Freshness: Time-series of minimum and maximum freshness (age) of events across the time range. Use this to detect stale or delayed data and align freshness anomalies with component behavior.

Shape: Time-series of minimum and maximum field counts per event. Use this to see where schemas expand or contract, identify Sources with excessive fields, and spot unexpected field-count changes that may indicate data-quality or parsing issues.

What to expect:

  • The details pane respects your Worker Group, time period, and filter selections.
  • Freshness tabs expose min/max variants (for example, min in, max out) that correspond to where the metric is measured in the flow.

Use the top-right controls to filter the map to the selected object (filter icon) or copy its identifier (copy icon). In the bottom bar, select Configure to open the object’s configuration.

Workflows

Detect partial failures: Set Metric to Volume, filter to a specific Route or Destination, and scan for divergence between In and Out across nodes.
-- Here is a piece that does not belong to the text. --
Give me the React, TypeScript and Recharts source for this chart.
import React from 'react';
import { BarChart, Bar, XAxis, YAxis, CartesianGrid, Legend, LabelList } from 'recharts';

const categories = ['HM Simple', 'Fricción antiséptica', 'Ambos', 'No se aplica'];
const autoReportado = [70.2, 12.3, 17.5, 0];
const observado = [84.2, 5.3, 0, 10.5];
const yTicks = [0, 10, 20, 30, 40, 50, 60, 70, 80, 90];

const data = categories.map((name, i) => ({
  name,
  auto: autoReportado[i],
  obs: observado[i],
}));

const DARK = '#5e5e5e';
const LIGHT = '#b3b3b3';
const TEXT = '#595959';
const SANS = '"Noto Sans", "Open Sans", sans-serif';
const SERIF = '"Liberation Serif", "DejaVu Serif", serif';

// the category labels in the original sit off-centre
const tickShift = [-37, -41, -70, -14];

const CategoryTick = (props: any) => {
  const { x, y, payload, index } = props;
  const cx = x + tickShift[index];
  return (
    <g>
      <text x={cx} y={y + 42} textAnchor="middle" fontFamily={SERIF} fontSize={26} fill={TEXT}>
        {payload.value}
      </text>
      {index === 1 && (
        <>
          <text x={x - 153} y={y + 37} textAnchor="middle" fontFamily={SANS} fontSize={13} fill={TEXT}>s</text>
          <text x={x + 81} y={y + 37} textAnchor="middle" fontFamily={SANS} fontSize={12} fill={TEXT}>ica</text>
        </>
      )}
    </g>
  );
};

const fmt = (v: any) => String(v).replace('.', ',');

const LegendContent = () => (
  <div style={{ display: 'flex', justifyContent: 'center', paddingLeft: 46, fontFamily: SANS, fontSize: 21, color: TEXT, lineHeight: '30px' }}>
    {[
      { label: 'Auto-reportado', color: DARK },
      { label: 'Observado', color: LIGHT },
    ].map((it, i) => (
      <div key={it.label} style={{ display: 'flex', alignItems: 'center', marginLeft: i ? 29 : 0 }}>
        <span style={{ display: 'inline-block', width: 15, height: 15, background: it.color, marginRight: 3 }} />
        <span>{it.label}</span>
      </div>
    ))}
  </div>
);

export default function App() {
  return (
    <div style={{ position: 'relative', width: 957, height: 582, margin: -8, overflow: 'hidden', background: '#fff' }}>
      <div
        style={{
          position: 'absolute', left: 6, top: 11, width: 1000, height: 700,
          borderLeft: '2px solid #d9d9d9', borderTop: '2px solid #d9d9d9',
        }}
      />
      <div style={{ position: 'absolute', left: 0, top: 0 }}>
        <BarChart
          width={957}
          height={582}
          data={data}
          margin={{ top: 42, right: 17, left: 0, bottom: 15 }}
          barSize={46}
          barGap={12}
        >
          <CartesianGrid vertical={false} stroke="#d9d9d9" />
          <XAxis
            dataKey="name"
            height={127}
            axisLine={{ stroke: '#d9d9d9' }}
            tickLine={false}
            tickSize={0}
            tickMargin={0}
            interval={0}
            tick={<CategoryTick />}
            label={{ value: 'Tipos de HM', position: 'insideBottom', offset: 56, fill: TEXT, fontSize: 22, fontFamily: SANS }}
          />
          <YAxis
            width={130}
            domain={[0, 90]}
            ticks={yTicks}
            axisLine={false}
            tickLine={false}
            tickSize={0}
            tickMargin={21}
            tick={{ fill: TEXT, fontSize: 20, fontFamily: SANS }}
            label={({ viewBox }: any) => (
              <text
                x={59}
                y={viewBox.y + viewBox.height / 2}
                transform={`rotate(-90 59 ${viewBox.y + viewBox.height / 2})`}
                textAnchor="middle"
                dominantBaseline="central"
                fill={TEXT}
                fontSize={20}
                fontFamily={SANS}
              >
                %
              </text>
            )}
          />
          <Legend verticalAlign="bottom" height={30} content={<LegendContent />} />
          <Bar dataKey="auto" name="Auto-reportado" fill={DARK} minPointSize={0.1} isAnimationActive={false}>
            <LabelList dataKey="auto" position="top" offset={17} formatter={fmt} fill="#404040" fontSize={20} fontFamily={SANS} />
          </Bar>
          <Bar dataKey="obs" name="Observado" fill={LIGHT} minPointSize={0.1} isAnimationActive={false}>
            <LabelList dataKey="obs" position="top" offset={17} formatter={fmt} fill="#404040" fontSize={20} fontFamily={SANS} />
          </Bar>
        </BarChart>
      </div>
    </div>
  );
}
Drill into nodes with anomalies and review the details pane to localize the interruption.

Validate transformations: With Metric set to Volume, compare In vs. Out across Post-Processing Pipelines to confirm expected reduction or enrichment. Then pivot to the Events, Bytes, or Freshness tabs in the details pane to make sure behavior is stable under load and time.

Investigate staleness: Set Metric to Freshness, use Metric Display and Sparkline to focus on Max or Min In/Out, and drill into upstream components with high maximum freshness to identify where delays enter the flow.